Ecco perché vale la pena di rivederlo:

Nell’epoca del sovraffollamento di supereroi nei cieli fasulli del cinema contemporaneo, Birdman è un magnifico shock percettivo e di coscienza sulla crisi identitaria di un personaggio, di un uomo ma anche sul senso della messinscena filmica e teatrale.

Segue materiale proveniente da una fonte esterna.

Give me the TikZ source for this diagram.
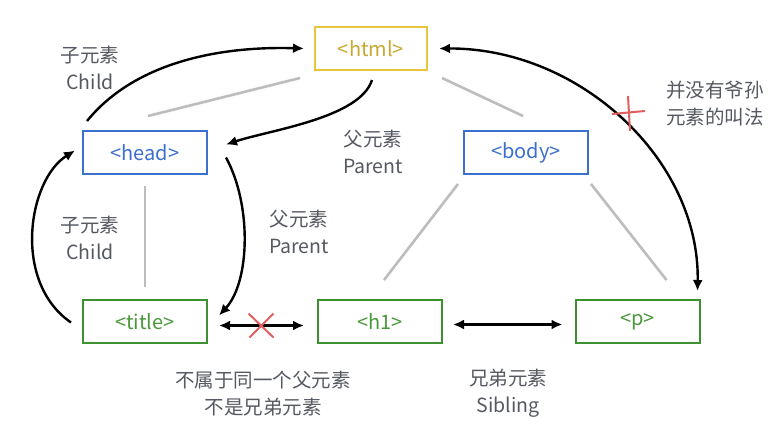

Michael Keaton, ex Batman attempato – o Birdman nella finzione – è stato per eccellenza l’eroe dal volto comune che acquisiva forza dietro una maschera e un mantello scuro (il becco e le ali piumate in Birdman). La sua voce era quella sussurrata poco enfatica (a differenza delle corde vocali cavernose e irreali di Christian Bale) di un uomo in cerca di giustizia e di sé. Iñárritu ce lo restituisce in piena crisi identitaria, attraverso un flusso di coscienza vertiginoso e accessibile (in parte analogo al graphic novel Il ritorno del Cavaliere Oscuro di Frank Miller).

Lo seguiamo dalla meditazione iniziale mentre fluttua nell’aria e ci fa sentire addosso il malessere della propria esistenza, fino al palcoscenico di Broadway in cui sta allestendo un adattamento del racconto Di cosa parliamo quando parliamo d’amore di Raymond Carver. L’ombra del proprio personaggio sempre addosso, come un pupazzo piumato, scimmia sulla spalla che non si può scrollare via.

Un cast strepitoso (dal protagonista ai comprimari: il collega di palco Edward Norton e la figlia ex tossica Emma Stone), e una regia unica, spiazzante delirio a occhi aperti. Birdman è un potente cortocircuito tra vero e falso, vita e palcoscenico/schermo. Recitano gli splendidi titoli d’apertura carveriani, jazzati e scomposti: «Cosa volevi?» «Dirmi amato, sentirmi amato sulla terra.». Seguiamo all’ultimo respiro la metamorfosi umana e malinconica del protagonista come fosse qualcosa che conosciamo ma vedevamo con altri occhi.